The National Student Financial Aid Scheme (NSFAS) is set to open for one more final round of applications for financial assistance, this after it was flooded by thousands of applications which swamped its website recently.

The centralised application period for students in need of financial assistance in 2017 closed on November 30, having opened at the beginning of August.

But on Thursday, just 15 days after the cut-off date, the NSFAS said there would be another window for applications in January.

NSFAS chief executive officer, Msulwa Daca, said the second and last application window of application for financial aid for those who failed to apply would be January 9-14 for those wishing to study at TVET colleges, and January 9-20 for those wishing to attend university.
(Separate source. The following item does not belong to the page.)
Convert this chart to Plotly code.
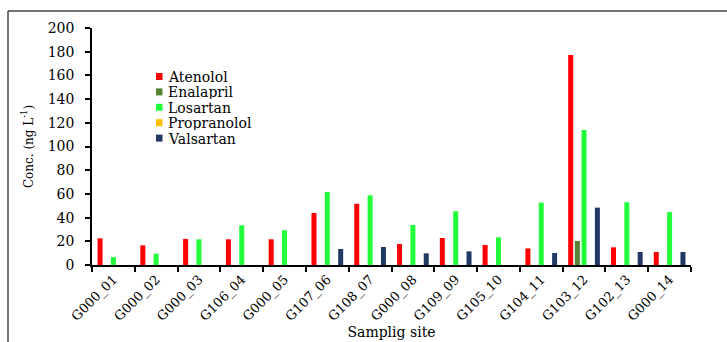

According to Daca, on November 28, just two days before the closing date of applications for student funding, NSFAS recorded over 48,500 unique users, almost doubling the previous record.

“In the last 30 days, we had over 7.9 million page views and 435,096 unique users on our website,” Daca said.


Daca explained that the online applications portal had experienced an overload of users, ranging between 4,000 and 5,000 at any one time. This then resulted in slow response times and intermittent timeouts. “We have also experienced an extremely high flow of incoming applications via email, in the order of ten thousands, nonetheless our system has never crashed.”

Daca said NSFAS had a total budget of R14 billion for the 2017 academic year for both universities and Technicons and he encouraged all young people who missed the first application phase this year, to take advantage of the second opportunity and submit their applications as soon as possible.

Daca said that due to the huge demand following they closure of the first application period, NSFAS executive management had engaged with stakeholders like the department of higher education and training (DHET), department of basic education (DBE), department of social development (DSD) and student leaders to see what could be done to ensure those pupils received another opportunity.

Daca thanked the DSD and the DBE for assisting in providing databases of all pupils who sat for NSC exams this year and those who were on the social grant database. “This will assist us to improve how we rank and evaluate the students who should be prioritised for financial aid,” said Daca.

“As communicated by the government earlier this week, matriculants who are currently receiving a social grant and are accepted in institutions of higher learning, will no longer go through a means test to qualify for financial aid from NSFAS,” said Daca.